# Start of Supplied records

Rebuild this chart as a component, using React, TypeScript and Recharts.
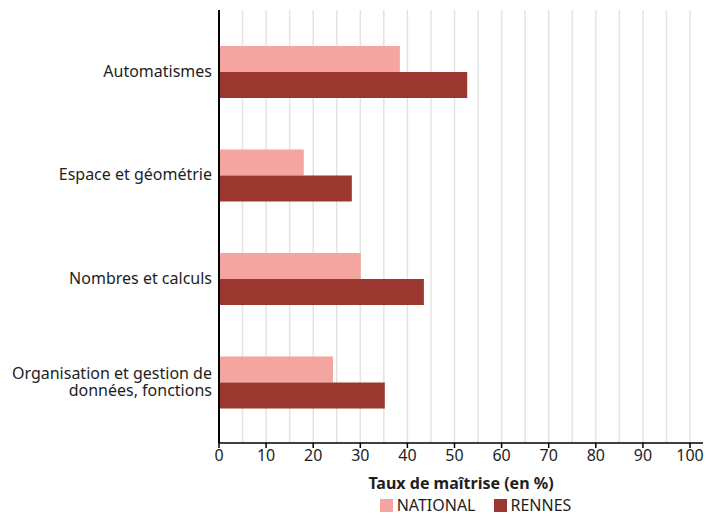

# End of Supplied records
# Start of Supplied records

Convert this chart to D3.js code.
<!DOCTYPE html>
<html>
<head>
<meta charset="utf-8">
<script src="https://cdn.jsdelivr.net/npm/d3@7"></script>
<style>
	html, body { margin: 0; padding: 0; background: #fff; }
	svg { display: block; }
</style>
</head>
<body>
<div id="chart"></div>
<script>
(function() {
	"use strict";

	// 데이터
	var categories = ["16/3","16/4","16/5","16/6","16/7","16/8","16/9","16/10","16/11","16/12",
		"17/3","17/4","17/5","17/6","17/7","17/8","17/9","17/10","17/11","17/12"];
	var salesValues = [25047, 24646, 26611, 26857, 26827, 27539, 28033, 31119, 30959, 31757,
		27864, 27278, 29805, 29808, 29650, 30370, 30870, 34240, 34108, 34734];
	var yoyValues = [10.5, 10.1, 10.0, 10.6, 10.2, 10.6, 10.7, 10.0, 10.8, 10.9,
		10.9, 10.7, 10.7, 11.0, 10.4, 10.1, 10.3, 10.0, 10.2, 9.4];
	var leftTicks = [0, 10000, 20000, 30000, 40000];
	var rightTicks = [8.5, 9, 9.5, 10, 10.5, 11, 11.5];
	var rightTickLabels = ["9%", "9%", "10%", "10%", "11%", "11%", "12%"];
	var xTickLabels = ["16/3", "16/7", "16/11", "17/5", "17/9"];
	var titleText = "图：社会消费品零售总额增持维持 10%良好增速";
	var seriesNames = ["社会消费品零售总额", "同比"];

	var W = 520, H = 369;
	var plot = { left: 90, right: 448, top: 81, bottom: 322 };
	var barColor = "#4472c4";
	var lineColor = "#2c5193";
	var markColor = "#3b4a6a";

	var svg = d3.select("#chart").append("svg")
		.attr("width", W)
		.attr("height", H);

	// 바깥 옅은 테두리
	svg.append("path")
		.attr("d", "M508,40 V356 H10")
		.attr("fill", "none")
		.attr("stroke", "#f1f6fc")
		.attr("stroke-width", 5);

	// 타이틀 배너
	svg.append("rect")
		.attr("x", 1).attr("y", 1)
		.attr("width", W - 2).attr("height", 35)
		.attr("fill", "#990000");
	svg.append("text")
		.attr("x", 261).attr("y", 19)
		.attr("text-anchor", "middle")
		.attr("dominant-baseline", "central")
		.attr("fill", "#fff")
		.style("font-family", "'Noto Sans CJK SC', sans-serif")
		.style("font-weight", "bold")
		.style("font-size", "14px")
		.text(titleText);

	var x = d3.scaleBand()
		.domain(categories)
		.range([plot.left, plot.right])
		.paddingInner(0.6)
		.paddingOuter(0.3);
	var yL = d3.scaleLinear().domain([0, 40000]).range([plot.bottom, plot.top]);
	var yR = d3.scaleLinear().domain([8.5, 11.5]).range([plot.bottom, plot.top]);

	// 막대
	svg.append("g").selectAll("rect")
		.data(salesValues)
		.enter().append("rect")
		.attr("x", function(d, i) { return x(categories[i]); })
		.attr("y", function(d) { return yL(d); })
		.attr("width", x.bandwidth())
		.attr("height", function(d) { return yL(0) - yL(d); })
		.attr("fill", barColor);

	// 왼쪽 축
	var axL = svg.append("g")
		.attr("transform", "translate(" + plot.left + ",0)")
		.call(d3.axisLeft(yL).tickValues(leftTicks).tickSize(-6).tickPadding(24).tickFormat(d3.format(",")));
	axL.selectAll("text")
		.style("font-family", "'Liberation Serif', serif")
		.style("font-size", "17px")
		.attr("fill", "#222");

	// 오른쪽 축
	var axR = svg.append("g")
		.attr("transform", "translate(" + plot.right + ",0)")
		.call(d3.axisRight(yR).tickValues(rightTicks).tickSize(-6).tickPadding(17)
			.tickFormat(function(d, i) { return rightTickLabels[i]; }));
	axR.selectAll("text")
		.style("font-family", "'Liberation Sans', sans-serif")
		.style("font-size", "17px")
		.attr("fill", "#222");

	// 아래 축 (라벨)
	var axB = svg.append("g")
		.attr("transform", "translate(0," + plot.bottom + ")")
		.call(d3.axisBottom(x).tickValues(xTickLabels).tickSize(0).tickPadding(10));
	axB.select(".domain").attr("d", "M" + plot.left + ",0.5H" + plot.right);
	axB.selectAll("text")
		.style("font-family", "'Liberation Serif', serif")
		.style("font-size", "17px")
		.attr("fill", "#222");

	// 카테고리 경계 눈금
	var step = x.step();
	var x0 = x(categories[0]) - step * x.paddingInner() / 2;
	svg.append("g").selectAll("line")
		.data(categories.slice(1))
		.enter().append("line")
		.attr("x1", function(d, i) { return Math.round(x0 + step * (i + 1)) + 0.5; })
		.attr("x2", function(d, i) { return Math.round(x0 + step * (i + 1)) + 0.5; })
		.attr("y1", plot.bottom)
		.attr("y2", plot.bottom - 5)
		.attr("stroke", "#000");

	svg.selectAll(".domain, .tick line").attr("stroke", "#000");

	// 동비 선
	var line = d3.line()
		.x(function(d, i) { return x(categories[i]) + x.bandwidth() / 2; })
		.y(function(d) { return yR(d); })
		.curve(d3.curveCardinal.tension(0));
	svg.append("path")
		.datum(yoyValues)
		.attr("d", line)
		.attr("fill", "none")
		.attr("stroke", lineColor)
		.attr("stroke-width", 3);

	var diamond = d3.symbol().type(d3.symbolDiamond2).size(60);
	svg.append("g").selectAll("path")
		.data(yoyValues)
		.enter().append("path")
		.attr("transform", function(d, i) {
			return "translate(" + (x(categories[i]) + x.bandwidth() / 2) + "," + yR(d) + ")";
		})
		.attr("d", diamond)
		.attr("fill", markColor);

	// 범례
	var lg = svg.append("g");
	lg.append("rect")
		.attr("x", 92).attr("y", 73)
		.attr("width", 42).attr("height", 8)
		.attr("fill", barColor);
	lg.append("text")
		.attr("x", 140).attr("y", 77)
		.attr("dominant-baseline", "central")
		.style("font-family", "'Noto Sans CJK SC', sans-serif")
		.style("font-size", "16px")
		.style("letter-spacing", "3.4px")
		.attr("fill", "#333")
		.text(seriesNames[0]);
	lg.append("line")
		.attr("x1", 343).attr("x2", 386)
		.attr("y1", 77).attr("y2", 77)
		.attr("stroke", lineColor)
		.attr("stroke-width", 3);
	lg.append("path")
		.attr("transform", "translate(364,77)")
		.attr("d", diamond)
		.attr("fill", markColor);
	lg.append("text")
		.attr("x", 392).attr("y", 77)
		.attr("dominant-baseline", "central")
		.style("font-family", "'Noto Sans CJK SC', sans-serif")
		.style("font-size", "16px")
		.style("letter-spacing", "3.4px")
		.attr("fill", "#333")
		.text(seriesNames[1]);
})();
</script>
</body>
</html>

# End of Supplied records

[Stated task]
Pick out and copy the lines of the entries that hold the string "chart".

[Task result]
Rebuild this chart as a component, using React, TypeScript and Recharts.
Convert this chart to D3.js code.
<div id="chart"></div>
	var svg = d3.select("#chart").append("svg")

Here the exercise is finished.